◆ **Written request**
Leave out the pictures and repeat the data exactly.

◆ **Recorded information**
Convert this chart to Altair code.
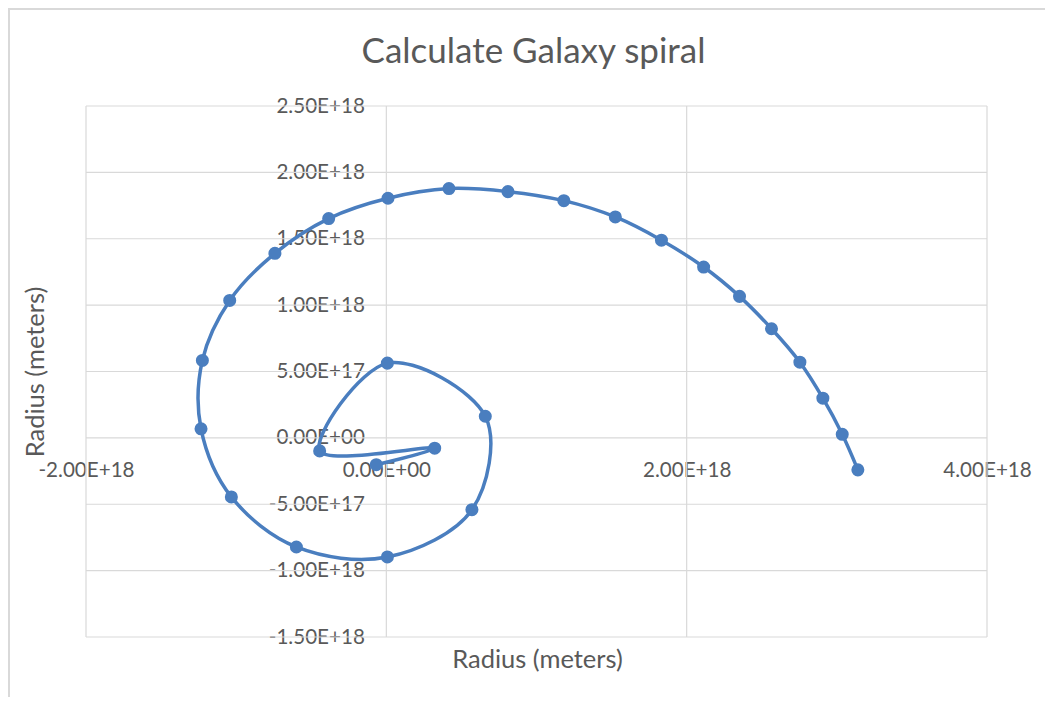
import altair as alt
import pandas as pd

# Spiral points (x, y in meters), in drawing order
x_vals = [-0.067e18, 0.322e18, -0.444e18, 0.007e18, 0.659e18, 0.570e18, 0.007e18,
          -0.599e18, -1.032e18, -1.234e18, -1.225e18, -1.043e18, -0.742e18, -0.384e18,
          0.011e18, 0.417e18, 0.810e18, 1.182e18, 1.525e18, 1.832e18, 2.113e18,
          2.352e18, 2.565e18, 2.754e18, 2.907e18, 3.036e18, 3.140e18]
y_vals = [-0.202e18, -0.078e18, -0.098e18, 0.563e18, 0.163e18, -0.541e18, -0.897e18,
          -0.822e18, -0.445e18, 0.068e18, 0.583e18, 1.035e18, 1.390e18, 1.652e18,
          1.805e18, 1.878e18, 1.855e18, 1.787e18, 1.664e18, 1.489e18, 1.287e18,
          1.066e18, 0.822e18, 0.570e18, 0.299e18, 0.027e18, -0.241e18]

x_ticks = [-2e18, 0, 2e18, 4e18]
y_ticks = [-1.5e18, -1.0e18, -0.5e18, 0, 0.5e18, 1.0e18, 1.5e18, 2.0e18, 2.5e18]

chart_title = "Calculate Galaxy spiral"
x_title = "Radius (meters)"
y_title = "Radius (meters)"

W, H = 901, 531
PAD = {"left": 78, "top": 98, "right": 58, "bottom": 60}
FONT = "Lato"
GRAY = "#595959"
GRID = "#d9d9d9"
BLUE = "#4a7ebf"

df = pd.DataFrame({"x": x_vals, "y": y_vals, "i": list(range(len(x_vals)))})

xscale = alt.Scale(domain=[x_ticks[0], x_ticks[-1]], nice=False, zero=False)
yscale = alt.Scale(domain=[y_ticks[0], y_ticks[-1]], nice=False, zero=False)

label_expr = ("datum.value == 0 ? '0.00E+00' : "
              "replace(upper(format(datum.value, '.2e')), '\u2212', '-')")

# offsets that move the axes onto the zero lines
x_off = -W * (0 - x_ticks[0]) / (x_ticks[-1] - x_ticks[0])
y_off = -H * (0 - y_ticks[0]) / (y_ticks[-1] - y_ticks[0])

x_axis = alt.Axis(values=x_ticks, labelExpr=label_expr, grid=False, domain=False,
                  ticks=False, offset=y_off, labelFont=FONT, labelFontSize=20.6,
                  labelColor=GRAY, labelPadding=22.5, labelAlign="center",
                  labelBaseline="top", labelFlush=False, labelOverlap=False,
                  title=x_title, titleFont=FONT, titleFontSize=25.5,
                  titleFontWeight="normal", titleColor=GRAY,
                  titleX=W / 2 + 0.5, titleY=660 - (106 + H + y_off) - 0.5,
                  titleAlign="center", titleBaseline="middle", titleAngle=0)
y_axis = alt.Axis(values=y_ticks, labelExpr=label_expr, grid=False, domain=False,
                  ticks=False, offset=x_off, labelFont=FONT, labelFontSize=20.6,
                  labelColor=GRAY, labelPadding=22, labelAlign="right",
                  labelBaseline="middle", labelFlush=False, labelOverlap=False,
                  title=y_title, titleFont=FONT, titleFontSize=25.5,
                  titleFontWeight="normal", titleColor=GRAY,
                  titleX=36 - (86 - x_off) - 0.5, titleY=H / 2,
                  titleAlign="center", titleBaseline="middle", titleAngle=-90)

vgrid = alt.Chart(pd.DataFrame({"x": x_ticks})).mark_rule(
    color=GRID, strokeWidth=1.2).encode(x=alt.X("x:Q", scale=xscale, axis=x_axis))
hgrid = alt.Chart(pd.DataFrame({"y": y_ticks})).mark_rule(
    color=GRID, strokeWidth=1.2).encode(y=alt.Y("y:Q", scale=yscale, axis=y_axis))

base = alt.Chart(df)
line = base.mark_line(interpolate="catmull-rom", color=BLUE, strokeWidth=3.5).encode(
    x=alt.X("x:Q", scale=xscale, axis=x_axis),
    y=alt.Y("y:Q", scale=yscale, axis=y_axis),
    order="i:Q")
pts = base.mark_circle(color=BLUE, size=170, opacity=1).encode(
    x=alt.X("x:Q", scale=xscale, axis=x_axis),
    y=alt.Y("y:Q", scale=yscale, axis=y_axis))

one = alt.Data(values=[{"t": chart_title}])
border = alt.Chart(one).mark_rect(filled=False, fill=None, stroke=GRID,
                                  strokeWidth=2).encode(
    x=alt.value(-PAD["left"] + 1), x2=alt.value(W + PAD["right"] + 6),
    y=alt.value(-PAD["top"] + 1), y2=alt.value(H + PAD["bottom"] + 6))
title = alt.Chart(one).mark_text(font=FONT, fontSize=35, color=GRAY,
                                 align="center", baseline="alphabetic").encode(
    x=alt.value(533.5 - 86), y=alt.value(63 - 106), text="t:N")

chart = alt.layer(border, vgrid, hgrid, line, pts, title).properties(
    width=W, height=H,
    autosize=alt.AutoSizeParams(type="none"),
    padding=PAD,
).configure_view(stroke=None)

chart.save("out.html", embed_options={"renderer": "svg", "actions": False})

◆ **Output below**
Convert this chart to Altair code.
import altair as alt
import pandas as pd

# Spiral points (x, y in meters), in drawing order
x_vals = [-0.067e18, 0.322e18, -0.444e18, 0.007e18, 0.659e18, 0.570e18, 0.007e18,
          -0.599e18, -1.032e18, -1.234e18, -1.225e18, -1.043e18, -0.742e18, -0.384e18,
          0.011e18, 0.417e18, 0.810e18, 1.182e18, 1.525e18, 1.832e18, 2.113e18,
          2.352e18, 2.565e18, 2.754e18, 2.907e18, 3.036e18, 3.140e18]
y_vals = [-0.202e18, -0.078e18, -0.098e18, 0.563e18, 0.163e18, -0.541e18, -0.897e18,
          -0.822e18, -0.445e18, 0.068e18, 0.583e18, 1.035e18, 1.390e18, 1.652e18,
          1.805e18, 1.878e18, 1.855e18, 1.787e18, 1.664e18, 1.489e18, 1.287e18,
          1.066e18, 0.822e18, 0.570e18, 0.299e18, 0.027e18, -0.241e18]

x_ticks = [-2e18, 0, 2e18, 4e18]
y_ticks = [-1.5e18, -1.0e18, -0.5e18, 0, 0.5e18, 1.0e18, 1.5e18, 2.0e18, 2.5e18]

chart_title = "Calculate Galaxy spiral"
x_title = "Radius (meters)"
y_title = "Radius (meters)"

W, H = 901, 531
PAD = {"left": 78, "top": 98, "right": 58, "bottom": 60}
FONT = "Lato"
GRAY = "#595959"
GRID = "#d9d9d9"
BLUE = "#4a7ebf"

df = pd.DataFrame({"x": x_vals, "y": y_vals, "i": list(range(len(x_vals)))})

xscale = alt.Scale(domain=[x_ticks[0], x_ticks[-1]], nice=False, zero=False)
yscale = alt.Scale(domain=[y_ticks[0], y_ticks[-1]], nice=False, zero=False)

label_expr = ("datum.value == 0 ? '0.00E+00' : "
              "replace(upper(format(datum.value, '.2e')), '\u2212', '-')")

# offsets that move the axes onto the zero lines
x_off = -W * (0 - x_ticks[0]) / (x_ticks[-1] - x_ticks[0])
y_off = -H * (0 - y_ticks[0]) / (y_ticks[-1] - y_ticks[0])

x_axis = alt.Axis(values=x_ticks, labelExpr=label_expr, grid=False, domain=False,
                  ticks=False, offset=y_off, labelFont=FONT, labelFontSize=20.6,
                  labelColor=GRAY, labelPadding=22.5, labelAlign="center",
                  labelBaseline="top", labelFlush=False, labelOverlap=False,
                  title=x_title, titleFont=FONT, titleFontSize=25.5,
                  titleFontWeight="normal", titleColor=GRAY,
                  titleX=W / 2 + 0.5, titleY=660 - (106 + H + y_off) - 0.5,
                  titleAlign="center", titleBaseline="middle", titleAngle=0)
y_axis = alt.Axis(values=y_ticks, labelExpr=label_expr, grid=False, domain=False,
                  ticks=False, offset=x_off, labelFont=FONT, labelFontSize=20.6,
                  labelColor=GRAY, labelPadding=22, labelAlign="right",
                  labelBaseline="middle", labelFlush=False, labelOverlap=False,
                  title=y_title, titleFont=FONT, titleFontSize=25.5,
                  titleFontWeight="normal", titleColor=GRAY,
                  titleX=36 - (86 - x_off) - 0.5, titleY=H / 2,
                  titleAlign="center", titleBaseline="middle", titleAngle=-90)

vgrid = alt.Chart(pd.DataFrame({"x": x_ticks})).mark_rule(
    color=GRID, strokeWidth=1.2).encode(x=alt.X("x:Q", scale=xscale, axis=x_axis))
hgrid = alt.Chart(pd.DataFrame({"y": y_ticks})).mark_rule(
    color=GRID, strokeWidth=1.2).encode(y=alt.Y("y:Q", scale=yscale, axis=y_axis))

base = alt.Chart(df)
line = base.mark_line(interpolate="catmull-rom", color=BLUE, strokeWidth=3.5).encode(
    x=alt.X("x:Q", scale=xscale, axis=x_axis),
    y=alt.Y("y:Q", scale=yscale, axis=y_axis),
    order="i:Q")
pts = base.mark_circle(color=BLUE, size=170, opacity=1).encode(
    x=alt.X("x:Q", scale=xscale, axis=x_axis),
    y=alt.Y("y:Q", scale=yscale, axis=y_axis))

one = alt.Data(values=[{"t": chart_title}])
border = alt.Chart(one).mark_rect(filled=False, fill=None, stroke=GRID,
                                  strokeWidth=2).encode(
    x=alt.value(-PAD["left"] + 1), x2=alt.value(W + PAD["right"] + 6),
    y=alt.value(-PAD["top"] + 1), y2=alt.value(H + PAD["bottom"] + 6))
title = alt.Chart(one).mark_text(font=FONT, fontSize=35, color=GRAY,
                                 align="center", baseline="alphabetic").encode(
    x=alt.value(533.5 - 86), y=alt.value(63 - 106), text="t:N")

chart = alt.layer(border, vgrid, hgrid, line, pts, title).properties(
    width=W, height=H,
    autosize=alt.AutoSizeParams(type="none"),
    padding=PAD,
).configure_view(stroke=None)

chart.save("out.html", embed_options={"renderer": "svg", "actions": False})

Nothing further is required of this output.